I have a df with columns ID and current_stage, using Python
I want to go through and find the duplicated values in ID, and of those that are duplicated check to see if they have a 1 or 2 for the current stage. if they only have 1 or 2, then I only need one record of that ID. If there is a 3 or 4 in an instance of a duplicated ID, I want to keep all of the records of that duplicated ID.
I appreciate any help the gods of stack overflow have!
Thank you
CodePudding user response:
I may have a way to go around..
You divide the data into two dataframes, drop the duplicates from one and merge them again as follow:
df1 = df[df['current_stage'].isin([1,2])]
df2 = df[~df['current_stage'].isin([1,2])]
df1.drop_duplicates(subset=['ID'], inplace = True)
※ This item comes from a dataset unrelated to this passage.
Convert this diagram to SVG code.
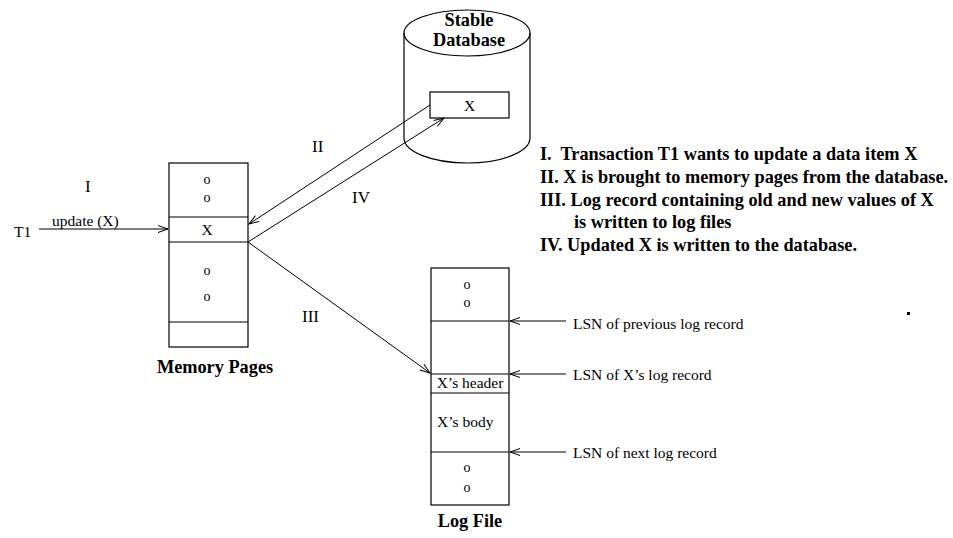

df = pd.concat([df1, df2])
CodePudding user response:
Given the dataframe below:
df = pd.DataFrame({'ID': [1, 1, 1, 1, 1, 2, 2, 2, 2, 2, 3], 'current_stage': [1, 1, 2, 3, 3, 4, 4, 1, 2, 2, 4]})
ID current_stage
0 1 1
1 1 1
2 1 2
3 1 3
4 1 3
5 2 4
6 2 4
7 2 1
8 2 2
9 2 2
10 3 4
You can do:
out = df[df.groupby('ID')['current_stage'].transform(np.size)>1].groupby('current_stage').apply(lambda x: x.iloc[0].to_frame().T if x.iloc[0]['current_stage'] in [1,2] else x).reset_index(drop=True)
Output:
ID current_stage
0 1 1
1 1 2
2 1 3
3 1 3
4 2 4
5 2 4